July 21, 2008 -- The chiefs of the nation's two largest mortgage lenders reaped roughly $30 million in salary, incentives and other perks last year, despite setting their banks on courses which now may require government bailouts.
Daniel Mudd, the CEO of Fannie Mae, received $11.6 million in salary, stock and other compensation for 2007. Richard Syron, CEO of Freddie Mac, took home about $18.3 million last year.
In addition to Syron's salary, stock options and a $3.45 million bonus, Freddie Mac paid for a number of other perks for Syron, such as a car and driver, a home security system, travel costs for his wife, even $100,000 to pay his lawyer to negotiate his employment contract with the bank.
"Yes, yes," said Freddie Mac spokeswoman Sharon McHale, when asked if Syron's leadership was worth $18 million a year. "He's done a lot."
Syron led the overhaul of the institution's lax accounting controls following an earlier scandal before his tenure, McHale noted. "Under his leadership the company continues to do a lot for homebuyers and the housing market," she said, including playing "a major stabilizing role in the marketplace."
Fannie and Freddie, which hold or guarantee nearly half of the $12 trillion U.S. mortgage market, have seen their stock prices tumble from over $60 a share in 2007 to under $10 last week as the ongoing foreclosure crisis sparks worry among investors that the companies don't have money at hand to cover defaulting borrowers.
Despite the worries, many believe that the U.S. government would stand behind the lenders even if they faced high default rates. Indeed, the Treasury Department and the Federal Reserve recently took steps to increase the banks' ability to borrow from the government. On Capitol Hill, lawmakers began weighing their options on how best to rescue the beleagured institutions.
Fannie Mae CEO Mudd said last week that while "this is the right time to think about" the federal government coming to his bank's rescue, "I don't think we'll need it."
Federal Reserve chairman Ben Bernanke told Congress last week the two banks "are in no danger of failing." Freddie Mac's McHale said her bank agreed with Mudd and Bernanke.

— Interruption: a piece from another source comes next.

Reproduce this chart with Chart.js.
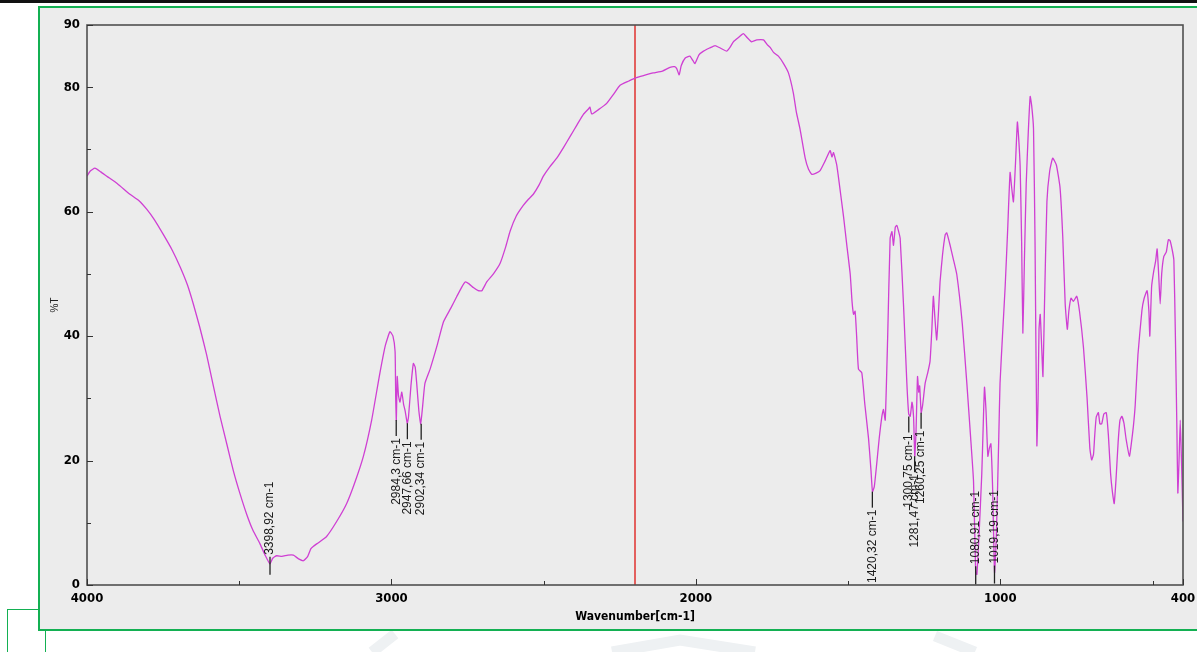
<!DOCTYPE html>
<html>
<head>
<meta charset="utf-8">
<script src="https://cdn.jsdelivr.net/npm/chart.js@4/dist/chart.umd.min.js"></script>
<style>
  html, body { margin: 0; padding: 0; background: #ffffff; }
  body { width: 1197px; height: 652px; position: relative; overflow: hidden; }
  #topbar { position: absolute; left: 0; top: 0; width: 1197px; height: 3px; background: #111; }
  #frame { position: absolute; left: 38px; top: 6px; width: 1180px; height: 621px; border: 2.5px solid #13b052; background: #ececec; }
  .gl { position: absolute; background: #13b052; }
  #wm { position: absolute; left: 0; top: 0; }
  #c { position: absolute; left: 0; top: 0; }
</style>
</head>
<body>
<div id="topbar"></div>
<svg id="wm" width="1197" height="652">
  <polyline points="372,652 395,634" fill="none" stroke="#eef1f3" stroke-width="11"/>
  <polyline points="612,652 680,640 755,652" fill="none" stroke="#eef1f3" stroke-width="11"/>
  <polyline points="935,636 975,652" fill="none" stroke="#eef1f3" stroke-width="11"/>
</svg>
<div id="frame"></div>
<div class="gl" style="left:7px;top:609px;width:32px;height:1px;"></div>
<div class="gl" style="left:7px;top:609px;width:1px;height:43px;"></div>
<div class="gl" style="left:45px;top:631px;width:1px;height:21px;"></div>
<canvas id="c" width="1197" height="652"></canvas>
<script>
// ---- data (wavenumber in cm-1, transmittance in %T) ----
const wavenumbers = [
4000,3990,3974,3955,3935,3900,3859,3830,3804,3780,3749,3720,3694,3670,3651,3630,3607,3585,3563,3540,
3519,3497,3475,3455,3432,3415,3399,3390,3377,3360,3340,3322,3305,3289,3275,3265,3257,3240,3213,3180,
3147,3120,3092,3065,3040,3020,3005,2995,2988,2986,2984,2981,2977,2972,2966,2960,2955,2948,2944,2936,
2928,2922,2917,2910,2904,2898,2890,2873,2850,2829,2805,2785,2770,2758,2745,2731,2715,2703,2687,2665,
2643,2625,2610,2590,2567,2550,2534,2515,2501,2480,2457,2435,2413,2390,2370,2353,2348,2342,2320,2293,
2270,2249,2220,2198,2170,2140,2110,2085,2070,2063,2055,2048,2035,2020,2010,2003,1990,1975,1955,1937,
1920,1899,1888,1877,1860,1844,1832,1817,1800,1778,1765,1756,1745,1729,1712,1696,1680,1670,1658,1641,
1630,1619,1605,1592,1575,1559,1553,1548,1537,1525,1515,1504,1493,1487,1482,1477,1472,1466,1455,1445,
1433,1425,1420,1414,1406,1398,1389,1384,1378,1370,1362,1356,1351,1345,1340,1335,1329,1318,1307,1301,
1296,1290,1285,1281,1277,1272,1268,1265,1260,1255,1247,1239,1231,1225,1220,1215,1209,1203,1198,1190,
1181,1176,1165,1155,1143,1125,1110,1098,1088,1081,1077,1070,1061,1056,1052,1047,1041,1036,1031,1025,
1019,1013,1005,1001,993,984,976,968,963,957,950,944,940,935,930,926,921,915,908,902,
897,891,886,880,876,873,869,864,860,855,847,838,828,816,804,795,787,780,775,768,
760,749,740,727,715,706,700,694,690,685,678,673,667,660,652,645,638,632,626,620,
613,607,601,594,587,576,569,563,557,548,535,528,518,512,509,503,496,490,485,480,
475,470,463,455,448,443,436,430,425,420,417,413,409,405,400
];
const transmittance = [
65.7,66.5,67.0,66.4,65.7,64.5,62.8,61.8,60.4,58.8,56.3,53.8,51.1,48.2,45.2,41.5,37.0,32.0,27.1,22.5,
18.3,14.6,11.3,8.8,6.65,4.8,3.4,4.3,4.7,4.6,4.8,4.8,4.2,3.9,4.6,5.8,6.2,6.8,7.8,10.2,
13.1,16.5,20.7,26.5,33.5,38.5,40.7,40.0,37.5,30.0,26.5,33.5,30.5,29.4,31.0,29.0,28.0,26.0,27.0,32.0,
35.6,35.0,32.4,28.0,25.9,28.5,32.4,34.7,38.5,42.3,44.5,46.4,47.8,48.7,48.4,47.8,47.3,47.3,48.7,50.0,
51.7,54.3,56.9,59.3,61.0,62.0,62.8,64.3,65.7,67.2,68.6,70.3,72.1,74.0,75.6,76.5,76.8,75.7,76.4,77.4,
78.9,80.3,81.0,81.5,81.9,82.3,82.6,83.2,83.3,83.0,82.0,83.5,84.7,85.0,84.3,83.8,85.2,85.8,86.3,86.7,
86.3,85.8,86.4,87.3,88.0,88.6,88.0,87.3,87.6,87.6,86.8,86.4,85.6,85.0,83.8,82.3,79.1,76.0,73.3,68.6,
66.8,66.0,66.2,66.6,68.2,69.8,68.8,69.5,67.4,63.0,59.2,54.5,49.9,45.5,43.5,44.0,40.0,34.7,34.1,29.0,
23.6,18.5,15.0,15.8,19.5,23.5,27.1,28.2,26.5,40.0,55.7,56.8,54.6,57.5,57.8,57.0,55.7,45.0,32.4,27.5,
27.1,29.4,27.0,20.7,24.5,33.5,31.0,32.0,27.7,29.0,32.4,34.0,35.9,41.0,46.4,43.0,39.4,44.0,48.7,53.0,
56.3,56.6,54.6,52.5,49.9,42.0,32.4,24.0,16.6,2.0,1.7,8.0,17.8,26.0,31.8,28.0,20.7,22.0,22.7,15.0,
2.0,8.0,24.0,32.4,40.0,48.1,57.0,66.3,64.0,61.6,68.0,74.4,72.0,67.4,55.0,40.5,52.0,64.5,73.0,78.5,
77.0,73.3,55.0,22.4,30.0,41.0,43.5,38.0,33.5,45.0,61.6,66.5,68.6,67.5,63.9,56.0,45.2,41.1,44.0,46.1,
45.6,46.4,44.0,38.2,30.0,22.0,20.1,21.0,24.0,27.0,27.7,25.9,25.9,27.5,27.7,24.0,18.0,15.0,13.1,17.0,
23.0,26.5,27.1,26.0,23.5,20.7,23.0,25.5,28.9,37.0,44.1,46.0,47.3,44.0,40.0,48.0,50.5,52.0,54.0,50.0,
45.2,50.0,52.8,53.5,55.5,55.4,54.0,52.2,40.0,25.0,14.8,20.0,26.5,20.0,10.2
];
const xTickValues = [4000, 3000, 2000, 1000, 400];
const xMinorTicks = [3500, 2500, 1500, 500];
const yTickValues = [0, 20, 40, 60, 80, 90];
const yMinorTicks = [10, 30, 50, 70];
const markerWavenumber = 2200;
const peakWavenumbers = [3398.92, 2984.3, 2947.66, 2902.34, 1420.32, 1300.75, 1281.47, 1260.25, 1080.91, 1019.19];
const peakTransmittance = [3.4, 26.5, 26.0, 25.9, 15.0, 27.1, 20.7, 27.7, 1.9, 2.0];
const peakLabelSide = ['up', 'down', 'down', 'down', 'down', 'down', 'down', 'down', 'up', 'up'];
const xTitle = 'Wavenumber[cm-1]';
const yTitle = '%T';

const tickFont = { family: "'Liberation Sans Narrow','DejaVu Sans Condensed','Liberation Sans',Arial,sans-serif", size: 13, weight: 'bold' };

const decorPlugin = {
  id: 'decor',
  beforeDatasetsDraw(chart) {
    const { ctx, chartArea: a, scales: { x } } = chart;
    ctx.save();
    const rx = x.getPixelForValue(markerWavenumber);
    ctx.strokeStyle = '#e0322f';
    ctx.lineWidth = 1.5;
    ctx.beginPath(); ctx.moveTo(rx, a.top); ctx.lineTo(rx, a.bottom); ctx.stroke();
    ctx.restore();
  },
  afterDatasetsDraw(chart) {
    const { ctx, chartArea: a, scales: { x, y } } = chart;
    ctx.save();
    ctx.strokeStyle = '#505050';
    ctx.lineWidth = 1.6;
    ctx.strokeRect(a.left, a.top, a.right - a.left, a.bottom - a.top);
    ctx.lineWidth = 1;
    ctx.strokeStyle = '#333';
    ctx.beginPath();
    xTickValues.forEach(v => { const px = Math.round(x.getPixelForValue(v)) + 0.5; ctx.moveTo(px, a.bottom); ctx.lineTo(px, a.bottom - 6); });
    xMinorTicks.forEach(v => { const px = Math.round(x.getPixelForValue(v)) + 0.5; ctx.moveTo(px, a.bottom); ctx.lineTo(px, a.bottom - 4); });
    yTickValues.forEach(v => { const py = Math.round(y.getPixelForValue(v)) + 0.5; ctx.moveTo(a.left, py); ctx.lineTo(a.left + 6, py); });
    yMinorTicks.forEach(v => { const py = Math.round(y.getPixelForValue(v)) + 0.5; ctx.moveTo(a.left, py); ctx.lineTo(a.left + 4, py); });
    ctx.stroke();
    ctx.font = "12px 'Liberation Sans', Arial, sans-serif";
    ctx.fillStyle = '#1a1a1a';
    ctx.strokeStyle = '#222';
    ctx.lineWidth = 1.3;
    peakWavenumbers.forEach((w, i) => {
      const px = x.getPixelForValue(w);
      const py = y.getPixelForValue(peakTransmittance[i]);
      const text = w.toFixed(2).replace(/0$/, '').replace('.', ',') + ' cm-1';
      ctx.beginPath();
      if (peakLabelSide[i] === 'down') {
        ctx.moveTo(px, py); ctx.lineTo(px, py + 16); ctx.stroke();
        ctx.save(); ctx.translate(px, py + 18); ctx.rotate(-Math.PI / 2);
        ctx.textAlign = 'right'; ctx.textBaseline = 'middle';
        ctx.fillText(text, 0, 0); ctx.restore();
      } else {
        ctx.moveTo(px, py + 11); ctx.lineTo(px, py - 7); ctx.stroke();
        ctx.save(); ctx.translate(px, py - 9); ctx.rotate(-Math.PI / 2);
        ctx.textAlign = 'left'; ctx.textBaseline = 'middle';
        ctx.fillText(text, 0, 0); ctx.restore();
      }
    });
    ctx.restore();
  }
};

new Chart(document.getElementById('c'), {
  type: 'line',
  data: {
    datasets: [{
      data: wavenumbers.map((w, i) => ({ x: w, y: transmittance[i] })),
      borderColor: '#cf3fd3',
      borderWidth: 1.3,
      pointRadius: 0,
      tension: 0.15,
      fill: false
    }]
  },
  options: {
    responsive: false,
    animation: false,
    events: [],
    layout: { padding: { left: 40, right: 14, top: 25, bottom: 0 } },
    plugins: { legend: { display: false }, tooltip: { enabled: false } },
    scales: {
      x: {
        type: 'linear', min: 400, max: 4000, reverse: true,
        afterBuildTicks: s => { s.ticks = xTickValues.map(v => ({ value: v })); },
        afterFit: s => { s.height = 67; s.paddingLeft = 0; s.paddingRight = 0; },
        grid: { display: false, drawTicks: false },
        border: { display: false },
        ticks: { font: tickFont, color: '#000', padding: 6, maxRotation: 0, autoSkip: false, callback: v => String(v) },
        title: { display: true, text: xTitle, color: '#000', font: { family: tickFont.family, size: 12, weight: 'bold' }, padding: { top: 0, bottom: 28 } }
      },
      y: {
        min: 0, max: 90,
        afterBuildTicks: s => { s.ticks = yTickValues.map(v => ({ value: v })); },
        afterFit: s => { s.width = 47; s.paddingTop = 0; s.paddingBottom = 0; },
        grid: { display: false, drawTicks: false },
        border: { display: false },
        ticks: { font: tickFont, color: '#000', padding: 7, autoSkip: false, callback: v => String(v) },
        title: { display: true, text: yTitle, color: '#222', font: { family: "'Liberation Sans', Arial, sans-serif", size: 10 }, padding: { top: 9, bottom: 0 } }
      }
    }
  },
  plugins: [decorPlugin]
});
</script>
</body>
</html>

For some financial analysts, the lenders' crisis is as frustrating as the royal treatment of their CEOs.
"That is the most outrageous of the current financial disasters," well-known bank analyst Richard Bove of investment firm Ladenburg Thalmann told ABC News. The crisis, he said, was caused solely by "mismanagement, for the purpose of massive personal aggrandizement. It's an outrage."
"What worries me is the complete lack of accountability by Fannie's and Freddie's executives" and investment bankers who stand to gain from a government bailout, former Clinton administration Labor secretary Robert Reich told Newsweek magazine recently.
"We've created the worst form of socialized capitalism," Reich said, "private gains combined with public losses."
Neither Fannie Mae nor its CEO Mudd responded to requests for comment. A call to Syron's house on Cape Cod, Mass. was forwarded to the bank's vice president for communications, McHale.
Rep. Barney Frank, the Democratic chairman of the House Financial Services Committee, has proposed requiring the government to approve the salaries of top executives at both firms, to make sure they are "reasonable."